Hello Kitty’s birthday has just passed, marking 40 years during which this prominent cultural icon has only ever lurked there on the periphery of my consciousness.
Though I do recall one occasion on some waterfront when I’d had enough to drink that I wondered, briefly, if I needed a tattoo. Out of nowhere — given I knew no more about Hello Kitty than this image appears everywhere around the world that you find tacky items manufactured from synthetic materials — it came to me that the tattoo for me would be a Hello Kitty on one shoulder, just by way of accenting my hairy-chested masculinity, at least while under the influence. Yeah and, like, daring anyone to challenge it.
This morning, a couple of days too late to wish Hello Kitty a happy birthday, I find myself reflecting on this image’s remarkable appeal. I ask myself what it suggests to me (aside from wild inclinations to join the tattooed hoi polloi). “Vacuousness” leaps to mind. As does inanity, blankness and a young woman I knew many years ago who burned out on psychedelics. But surely none of these attributes could account for Hello Kitty’s vast fandom. (In fact they might — as you’ll see if you read on.)

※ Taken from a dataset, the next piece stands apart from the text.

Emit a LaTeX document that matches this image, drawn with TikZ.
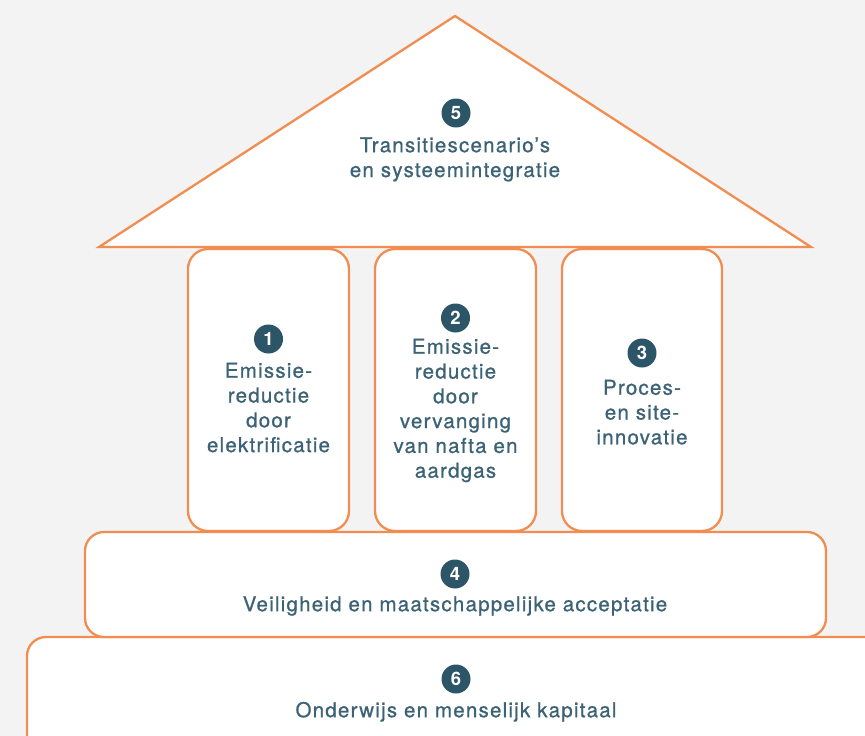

One fist of iron and the other of … Um.
Just as Hello Kitty has inhabited only the periphery of my own awareness all these years, I have inhabited only the periphery of the collective popular consciousness. I’m totally out of it. So I’ve decided to consult that collective popular consciousness, plunging in by way of Google.
Almost immediately I find an analysis that shows, at least from some POVs — notably, perhaps, copyright holder Sanrio’s perspective — the vacuousness is Hello Kitty’s essential advantage. Lucy Nicholas, in her thoughtful June 2003 M/C Journal piece “What fucked version of hello kitty are you?Or: Is Hello Kitty as a logo for third-wave riot grrrl feminism merely mainstream gender hegemony in disguise?” suggests the following:
A product without context, Hello Kitty is a blank signifier with the potential to be loaded with codes and meanings as diverse as the ideas of those who consume her/it. Yet Hello Kitty encompasses, and holds contradictory associations with, discourses as diverse as debates over reappropriation of symbols, consumerism and nationalism.
Then there’s Time magazine’s take (31 October 2014) for the 40th birthday, and Olivia B. Waxman’s “Hello Kitty at 40: Sexist Throwback or Empowering Icon?” Waxman focuses on Hello Kitty’s influences on women.
Interesting characterizations taken from that article include “adorable,” “overpowering,” “outsized influence … on the culture,” “the international representation of Japan’s culture of ‘kawaii,’ … items that are cute and meant to spread happiness and promote friendship.” Beyond that, the article casts a look towards the nitty-gritty:
Despite her seemingly benign and utterly adorable appearance, the character has become a polarizing cult figure around the world. Fans who collect everything Hello Kitty say she’s empowering, or at the very least a harmless hobby. Critics say she’s a sexist throwback to a time when girls, particularly Asian girls, were supposed to be cute and silent (the character has no mouth). Meanwhile, in some feminist circles, she’s also been embraced as a counterintuitive symbol of freedom to be feminine and strong. And to further muddy the picture, Sanrio [the company who created her and, reportedly, is subsequently making something like US$8 billion per year from this stroke of genius] recently clarified that the character is actually a third-grade girl and not a cat. A 40-year-old girl who looks just like a cat that is.
For a clue as to why feminists might consider Hello Kitty an abomination, something that by comparison makes Barbie look like Gloria Steinem, watch April Lavigne singing “Hello Kitty,” surely a parody. In fact ironic uses of the image are often used to good effect.
Anyway, online Hello Kitty analysis abounds, and my earlier desire to become more pop-culturally au courant has been trumped by my appetite for breakfast. So I will conclude this post here.
I lied. If I weren’t so hungry, not to mention lazy, I’d develop the notion that Hello Kitty is part of a creeping fill-in-the-blanks culture of modularly commodified personalities (see “New you’s: Modular commodification“). This might even relate to Nicholas’ reference to Yu-Fen Ko, Hello Kitty and Identity Politics in Taiwan, 2000) when she suggests, “Hello Kitty is the ultimate symbol of pure irrational consumerism and commodity fetishism, a ‘trap of material slavery’.”